→ **WHAT TO DO**
Return, without pictures, the lines from the start of the data through the one that contains "return cx +".

======== EXTRACTED ENTRIES ========

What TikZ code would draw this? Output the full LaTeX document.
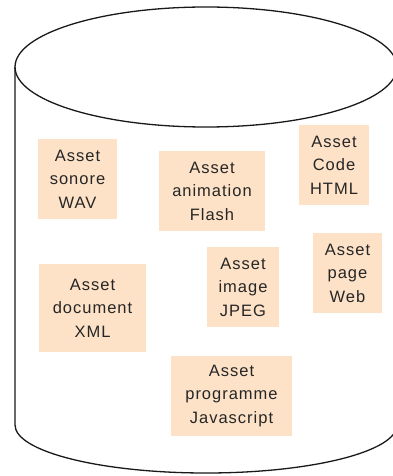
\documentclass[tikz,border=0pt]{standalone}
\usepackage{fontspec}
\setmainfont{Liberation Sans}[LetterSpace=6]
\definecolor{peach}{RGB}{253,226,199}
\tikzset{
  asset/.style={fill=peach, draw=none, inner sep=0pt, align=center,
    font=\fontsize{16.5}{23.5}\selectfont, text=black!85},
  outline/.style={draw=black!90, line width=1.3pt}
}
\begin{document}
\begin{tikzpicture}[x=1pt,y=-1pt]
\useasboundingbox (0,0) rectangle (393,476);
\begin{scope}
\clip (0,0) rectangle (393,476);
\draw[outline] (206,67) ellipse [x radius=191, y radius=60];
\draw[outline] (15,67) -- (15,425) arc [start angle=180, end angle=360, x radius=191, y radius=-48] -- (397,67);
\end{scope}
\node[asset, minimum width=79, minimum height=80] (wav) at (77.5,179) {Asset\\sonore\\WAV};
\node[asset, minimum width=106, minimum height=80] (flash) at (212,191) {Asset\\animation\\Flash};
\node[asset, minimum width=70, minimum height=80] (html) at (334,165) {Asset\\Code\\HTML};
\node[asset, minimum width=69, minimum height=80] (web) at (347.5,273) {Asset\\page\\Web};
\node[asset, minimum width=72, minimum height=80] (jpeg) at (243,287) {Asset\\image\\JPEG};
\node[asset, minimum width=107, minimum height=88] (xml) at (92.5,308) {Asset\\document\\XML};
\node[asset, minimum width=121, minimum height=80] (js) at (231.5,396) {Asset\\programme\\Javascript};
\end{tikzpicture}
\end{document}
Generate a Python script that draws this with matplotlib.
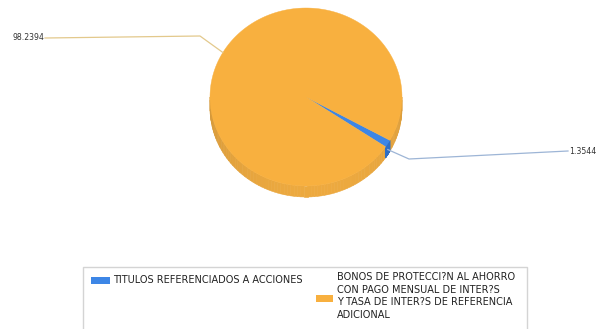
import numpy as np
import matplotlib
matplotlib.use("Agg")
import matplotlib.pyplot as plt
from matplotlib.patches import Polygon, Rectangle

# data
labels = ["TITULOS REFERENCIADOS A ACCIONES",
          "BONOS DE PROTECCI?N AL AHORRO\nCON PAGO MENSUAL DE INTER?S\nY TASA DE INTER?S DE REFERENCIA\nADICIONAL"]
values = [1.3544, 98.2394]
colors = ["#3D86E6", "#F8B03F"]
side_colors = ["#2F6EC4", "#E8A63E"]
line_colors = ["#9DB5D6", "#E3C98C"]

fig = plt.figure(figsize=(6.11, 3.29), dpi=100)
ax = fig.add_axes([0, 0, 1, 1])
ax.set_xlim(0, 611)
ax.set_ylim(329, 0)
ax.axis("off")

# pie geometry in pixel units
cx, cy = 306, 97
rx, ry = 96, 89
depth = 11
start = -34.0


def pt(t, dy=0):
    r = np.radians(t)
    return cx + rx * np.cos(r), cy - ry * np.sin(r) + dy


fracs = np.array(values) / sum(values) * 360.0
bounds = start + np.concatenate([[0], np.cumsum(fracs)])


# side of the pie (front half only)
def side(t0, t1, color, shade=True):
    ts = np.linspace(t0, t1, 90)
    base = np.array(matplotlib.colors.to_rgb(color))
    for a, b in zip(ts[:-1], ts[1:]):
        c = base
        if shade:
            m = (a + b) / 2
            f = 0.93 + 0.09 * np.cos(np.radians(m - 280))
            c = np.clip(base * f, 0, 1)
        poly = [pt(a), pt(b), pt(b, depth), pt(a, depth)]
        ax.add_patch(Polygon(poly, closed=True, facecolor=c, edgecolor=c, lw=0.4))


side(180, 360, side_colors[1])
side(bounds[0] + 360, bounds[1] + 360, side_colors[0], shade=False)

# top faces
for i in range(len(values)):
    ts = np.linspace(bounds[i], bounds[i + 1], 200)
    pts = [(cx, cy)] + [pt(t) for t in ts]
    ax.add_patch(Polygon(pts, closed=True, facecolor=colors[i],
                         edgecolor=colors[i], lw=0.3))

# labels with leader lines
ex, ey = pt((bounds[0] + bounds[1]) / 2, 6)
ax.plot([ex, 409, 568], [ey, 159, 151], color=line_colors[0], lw=0.9)
ax.text(569, 151, f"{values[0]:.4f}", fontsize=5.6, va="center", ha="left",
        color="#333333")

ox, oy = pt(150)
ax.plot([ox, 200, 45], [oy, 36, 38], color=line_colors[1], lw=0.9)
ax.text(44, 38, f"{values[1]:.4f}", fontsize=5.6, va="center", ha="right",
        color="#333333")

# legend box
ax.add_patch(Rectangle((83, 267), 444, 70, facecolor="white",
                       edgecolor="#D4D4D4", lw=1))
ax.add_patch(Rectangle((91, 276.5), 19, 7, facecolor=colors[0], edgecolor="none"))
ax.text(113, 280, labels[0], fontsize=7, va="center", ha="left", color="#222222")
ax.add_patch(Rectangle((316, 294.5), 17, 7, facecolor=colors[1], edgecolor="none"))
ax.text(337, 272.5, labels[1], fontsize=7, va="top", ha="left", color="#222222",
        linespacing=1.3)

fig.savefig("out.png", dpi=100)
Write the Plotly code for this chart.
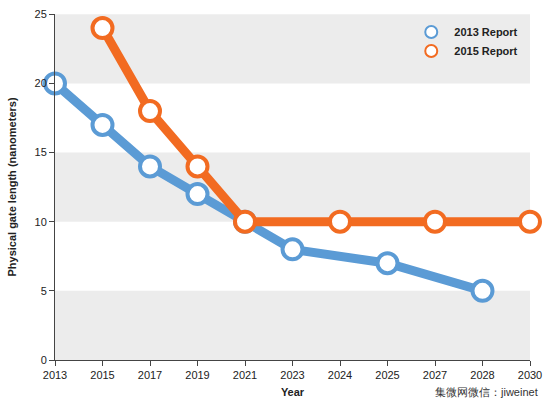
import plotly.graph_objects as go

years = ['2013', '2015', '2017', '2019', '2021', '2023', '2024', '2025', '2027', '2028', '2030']

r2013_x = ['2013', '2015', '2017', '2019', '2021', '2023', '2025', '2028']
r2013_y = [20, 17, 14, 12, 10, 8, 7, 5]

r2015_x = ['2015', '2017', '2019', '2021', '2024', '2027', '2030']
r2015_y = [24, 18, 14, 10, 10, 10, 10]

y_ticks = [0, 5, 10, 15, 20, 25]

blue = '#5b9bd5'
orange = '#f26b21'

fig = go.Figure()
for name, xs, ys, c in [('2013 Report', r2013_x, r2013_y, blue),
                        ('2015 Report', r2015_x, r2015_y, orange)]:
    fig.add_trace(go.Scatter(
        x=xs, y=ys, name=name, mode='lines+markers', showlegend=False,
        line=dict(color=c, width=9),
        marker=dict(size=20, color='white', line=dict(color=c, width=4)),
        cliponaxis=False,
    ))
    # legend entry: marker only
    fig.add_trace(go.Scatter(
        x=[None], y=[None], name=' <b>' + name + '</b>', mode='markers',
        marker=dict(size=22, color='white', line=dict(color=c, width=6)),
    ))

# grey bands
for lo, hi in [(0, 5), (10, 15), (20, 25)]:
    fig.add_shape(type='rect', xref='paper', x0=0, x1=1, yref='y', y0=lo, y1=hi,
                  fillcolor='#ececec', line_width=0, layer='below')

fig.update_layout(
    width=550, height=413,
    margin=dict(l=55, r=13, t=8, b=53),
    plot_bgcolor='white', paper_bgcolor='white',
    font=dict(family='Liberation Sans, Arial', size=11, color='#222'),
    showlegend=True,
    legend=dict(x=0.75, y=0.99, xanchor='left', yanchor='top',
                bgcolor='rgba(0,0,0,0)', itemsizing='constant',
                font=dict(size=11, color='#222'), tracegroupgap=10),
    xaxis=dict(type='category', categoryorder='array', categoryarray=years,
               range=[0, 10], showgrid=False, ticks='outside',
               ticklen=5, tickcolor='#444', showline=True, linecolor='#444',
               title=dict(text='<b>Year</b>', font=dict(size=11), standoff=8)),
    yaxis=dict(range=[0, 25.02], tickvals=y_ticks, showgrid=False, ticks='outside',
               ticklen=5, tickcolor='#444', showline=True, linecolor='#444',
               zeroline=False,
               title=dict(text='<b>Physical gate length (nanometers)</b>', font=dict(size=11))),
)
fig.add_annotation(text='集微网微信：jiweinet', xref='paper', yref='paper',
                   x=1.02, y=-0.115, showarrow=False, xanchor='right',
                   font=dict(size=11, color='#333'))

fig.write_html('out.html', config={'displayModeBar': False},
               post_script="document.body.style.margin='0';")
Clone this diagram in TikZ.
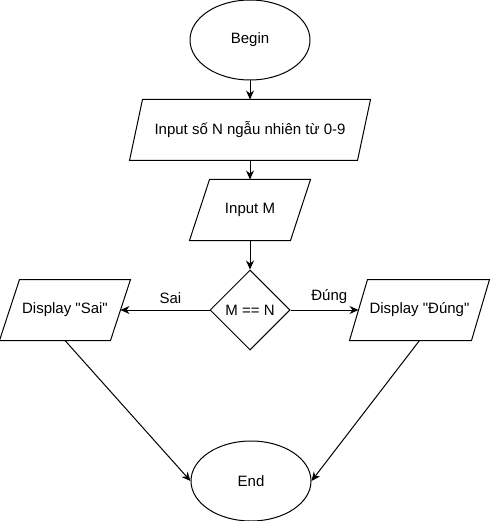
\documentclass[tikz,border=0pt]{standalone}
\usepackage{fontspec}
\setmainfont{Liberation Sans}[Ligatures=TeXOff]
\usetikzlibrary{shapes.geometric,arrows.meta}
\tikzset{
	term/.style={draw, ellipse, minimum width=120pt, minimum height=80pt, inner sep=0pt},
	iobox/.style={rectangle, minimum height=60pt, inner sep=0pt},
	cond/.style={draw, diamond, minimum width=80pt, minimum height=80pt, inner sep=0pt},
	flow/.style={-{Stealth[length=9pt,width=8pt]}}
}
% parallelogram round a named node: #1 node, #2 half skew
\newcommand{\slantbox}[2]{\draw ([xshift=#2]#1.north west) -- ([xshift=#2]#1.north east) -- ([xshift=-#2]#1.south east) -- ([xshift=-#2]#1.south west) -- cycle;}
\begin{document}
\begin{tikzpicture}[x=1pt, y=-1pt, line width=1pt, font=\fontsize{15}{18}\selectfont]
	\useasboundingbox (0,0) rectangle (491,521);
	\node[term] (begin) at (250,40) {Begin};
	\node[iobox, minimum width=227pt] (inN) at (250,130) {Input số N ngẫu nhiên từ 0-9};
	\node[iobox, minimum width=100pt] (inM) at (250,210) {Input M};
	\node[cond] (test) at (250,310) {M == N};
	\node[iobox, minimum width=110pt] (sai) at (65,310) {Display "Sai"};
	\node[iobox, minimum width=121pt] (dung) at (419.5,310) {Display "Đúng"};
	\node[term] (end) at (251,481) {End};
	\slantbox{inN}{6.5pt}
	\slantbox{inM}{10pt}
	\slantbox{sai}{10pt}
	\slantbox{dung}{9pt}
	\draw[flow] (begin) -- (inN);
	\draw[flow] (inN) -- (inM);
	\draw[flow] (inM) -- (test);
	\draw[flow] (test.west) -- node[pos=0.44, above=3pt]{Sai} (sai.east);
	\draw[flow] (test.east) -- node[pos=0.57, above=3pt]{Đúng} (dung.west);
	\draw[flow] (sai.south) -- (end.west);
	\draw[flow] (dung.south) -- (end.east);
\end{tikzpicture}
\end{document}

========

→ **FINISHED ANSWER**
What TikZ code would draw this? Output the full LaTeX document.
\documentclass[tikz,border=0pt]{standalone}
\usepackage{fontspec}
\setmainfont{Liberation Sans}[LetterSpace=6]
\definecolor{peach}{RGB}{253,226,199}
\tikzset{
  asset/.style={fill=peach, draw=none, inner sep=0pt, align=center,
    font=\fontsize{16.5}{23.5}\selectfont, text=black!85},
  outline/.style={draw=black!90, line width=1.3pt}
}
\begin{document}
\begin{tikzpicture}[x=1pt,y=-1pt]
\useasboundingbox (0,0) rectangle (393,476);
\begin{scope}
\clip (0,0) rectangle (393,476);
\draw[outline] (206,67) ellipse [x radius=191, y radius=60];
\draw[outline] (15,67) -- (15,425) arc [start angle=180, end angle=360, x radius=191, y radius=-48] -- (397,67);
\end{scope}
\node[asset, minimum width=79, minimum height=80] (wav) at (77.5,179) {Asset\\sonore\\WAV};
\node[asset, minimum width=106, minimum height=80] (flash) at (212,191) {Asset\\animation\\Flash};
\node[asset, minimum width=70, minimum height=80] (html) at (334,165) {Asset\\Code\\HTML};
\node[asset, minimum width=69, minimum height=80] (web) at (347.5,273) {Asset\\page\\Web};
\node[asset, minimum width=72, minimum height=80] (jpeg) at (243,287) {Asset\\image\\JPEG};
\node[asset, minimum width=107, minimum height=88] (xml) at (92.5,308) {Asset\\document\\XML};
\node[asset, minimum width=121, minimum height=80] (js) at (231.5,396) {Asset\\programme\\Javascript};
\end{tikzpicture}
\end{document}
Generate a Python script that draws this with matplotlib.
import numpy as np
import matplotlib
matplotlib.use("Agg")
import matplotlib.pyplot as plt
from matplotlib.patches import Polygon, Rectangle

# data
labels = ["TITULOS REFERENCIADOS A ACCIONES",
          "BONOS DE PROTECCI?N AL AHORRO\nCON PAGO MENSUAL DE INTER?S\nY TASA DE INTER?S DE REFERENCIA\nADICIONAL"]
values = [1.3544, 98.2394]
colors = ["#3D86E6", "#F8B03F"]
side_colors = ["#2F6EC4", "#E8A63E"]
line_colors = ["#9DB5D6", "#E3C98C"]

fig = plt.figure(figsize=(6.11, 3.29), dpi=100)
ax = fig.add_axes([0, 0, 1, 1])
ax.set_xlim(0, 611)
ax.set_ylim(329, 0)
ax.axis("off")

# pie geometry in pixel units
cx, cy = 306, 97
rx, ry = 96, 89
depth = 11
start = -34.0


def pt(t, dy=0):
    r = np.radians(t)
    return cx + rx * np.cos(r), cy - ry * np.sin(r) + dy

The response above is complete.